> [MATERIALS PROVIDED]
━━━━━━━━━━
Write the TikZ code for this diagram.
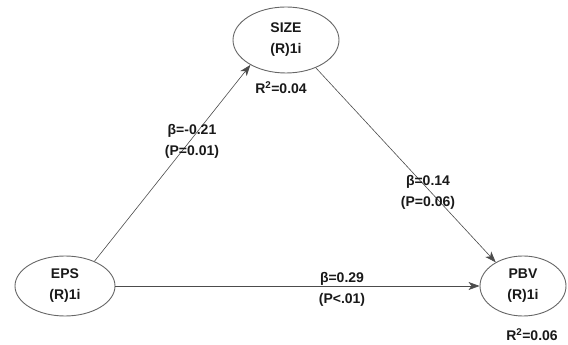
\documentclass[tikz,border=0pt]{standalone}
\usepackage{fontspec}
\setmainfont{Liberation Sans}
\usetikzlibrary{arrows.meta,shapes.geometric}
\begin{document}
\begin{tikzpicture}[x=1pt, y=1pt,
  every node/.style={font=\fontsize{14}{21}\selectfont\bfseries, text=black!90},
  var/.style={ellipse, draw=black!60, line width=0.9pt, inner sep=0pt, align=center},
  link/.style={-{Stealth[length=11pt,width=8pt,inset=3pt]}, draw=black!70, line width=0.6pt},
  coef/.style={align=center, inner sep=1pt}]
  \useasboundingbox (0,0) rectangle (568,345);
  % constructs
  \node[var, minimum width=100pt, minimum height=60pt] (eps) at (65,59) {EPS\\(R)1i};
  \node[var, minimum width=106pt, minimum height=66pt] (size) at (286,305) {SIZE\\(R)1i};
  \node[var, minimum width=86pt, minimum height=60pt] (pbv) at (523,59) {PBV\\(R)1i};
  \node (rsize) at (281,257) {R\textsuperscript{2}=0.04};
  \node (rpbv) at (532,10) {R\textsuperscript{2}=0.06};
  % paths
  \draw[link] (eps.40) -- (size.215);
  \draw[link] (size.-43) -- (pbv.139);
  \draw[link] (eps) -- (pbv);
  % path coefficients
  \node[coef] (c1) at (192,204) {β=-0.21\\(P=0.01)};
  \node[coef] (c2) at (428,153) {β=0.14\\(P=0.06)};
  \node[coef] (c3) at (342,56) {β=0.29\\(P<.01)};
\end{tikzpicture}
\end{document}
━━━━━━━━━━
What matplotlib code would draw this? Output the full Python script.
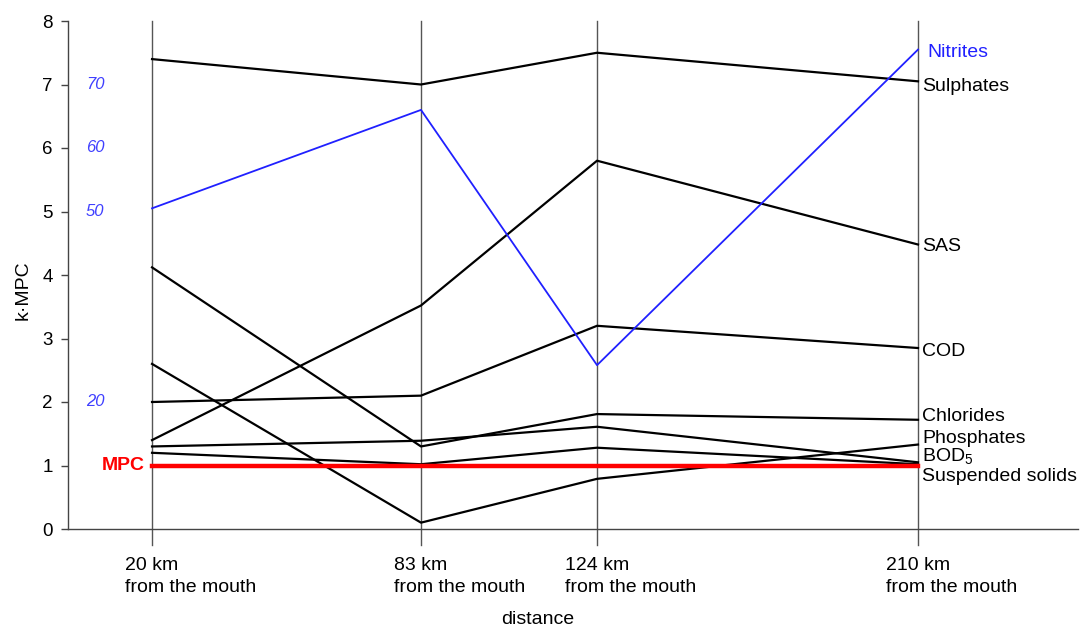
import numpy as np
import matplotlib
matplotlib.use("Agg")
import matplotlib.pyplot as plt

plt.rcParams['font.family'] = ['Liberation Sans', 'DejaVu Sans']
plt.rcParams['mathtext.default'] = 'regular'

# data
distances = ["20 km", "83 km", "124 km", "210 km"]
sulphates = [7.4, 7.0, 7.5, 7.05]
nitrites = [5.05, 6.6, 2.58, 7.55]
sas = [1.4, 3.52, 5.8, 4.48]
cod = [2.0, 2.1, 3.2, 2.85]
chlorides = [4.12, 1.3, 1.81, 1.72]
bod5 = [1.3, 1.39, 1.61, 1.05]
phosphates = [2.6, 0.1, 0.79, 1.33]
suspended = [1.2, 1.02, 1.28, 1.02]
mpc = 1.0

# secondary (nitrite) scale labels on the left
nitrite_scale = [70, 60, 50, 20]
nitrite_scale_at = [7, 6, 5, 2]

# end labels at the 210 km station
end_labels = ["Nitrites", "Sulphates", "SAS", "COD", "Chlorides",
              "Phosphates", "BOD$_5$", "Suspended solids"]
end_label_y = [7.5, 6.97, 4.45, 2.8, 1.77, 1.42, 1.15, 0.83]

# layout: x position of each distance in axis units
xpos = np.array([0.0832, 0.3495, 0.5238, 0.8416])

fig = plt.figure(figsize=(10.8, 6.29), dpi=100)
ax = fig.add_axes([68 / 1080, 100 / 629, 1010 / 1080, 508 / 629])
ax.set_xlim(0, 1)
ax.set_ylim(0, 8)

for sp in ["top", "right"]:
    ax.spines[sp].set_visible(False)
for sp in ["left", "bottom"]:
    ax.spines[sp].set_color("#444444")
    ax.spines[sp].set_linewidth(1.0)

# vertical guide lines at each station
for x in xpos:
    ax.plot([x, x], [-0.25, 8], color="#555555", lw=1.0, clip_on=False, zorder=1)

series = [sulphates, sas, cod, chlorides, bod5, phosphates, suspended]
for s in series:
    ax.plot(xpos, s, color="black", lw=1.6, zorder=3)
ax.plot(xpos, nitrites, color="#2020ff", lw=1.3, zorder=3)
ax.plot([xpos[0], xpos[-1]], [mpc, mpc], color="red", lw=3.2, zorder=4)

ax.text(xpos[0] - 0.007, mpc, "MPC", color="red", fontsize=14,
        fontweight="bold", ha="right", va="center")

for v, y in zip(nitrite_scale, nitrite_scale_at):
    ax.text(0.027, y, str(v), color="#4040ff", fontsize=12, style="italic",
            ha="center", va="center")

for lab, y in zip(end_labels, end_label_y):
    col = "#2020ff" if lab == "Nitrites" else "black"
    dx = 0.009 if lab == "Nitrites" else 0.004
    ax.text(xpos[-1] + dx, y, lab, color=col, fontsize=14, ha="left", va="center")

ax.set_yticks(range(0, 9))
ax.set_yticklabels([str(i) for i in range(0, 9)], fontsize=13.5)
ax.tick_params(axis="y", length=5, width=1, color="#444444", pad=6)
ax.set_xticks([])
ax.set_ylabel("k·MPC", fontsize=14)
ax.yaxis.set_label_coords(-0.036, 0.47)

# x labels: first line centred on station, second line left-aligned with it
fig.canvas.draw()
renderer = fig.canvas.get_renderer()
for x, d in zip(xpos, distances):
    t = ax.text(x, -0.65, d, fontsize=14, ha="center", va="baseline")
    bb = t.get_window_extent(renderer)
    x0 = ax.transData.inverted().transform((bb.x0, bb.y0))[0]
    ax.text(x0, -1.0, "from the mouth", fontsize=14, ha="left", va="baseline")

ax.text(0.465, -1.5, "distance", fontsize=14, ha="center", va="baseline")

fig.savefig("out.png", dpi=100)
━━━━━━━━━━
> [WHAT YOU HAVE TO DO]
Work through the records above line by line and count those that hold the string "code". Give only the result.

> [WRITTEN SOLUTION]
2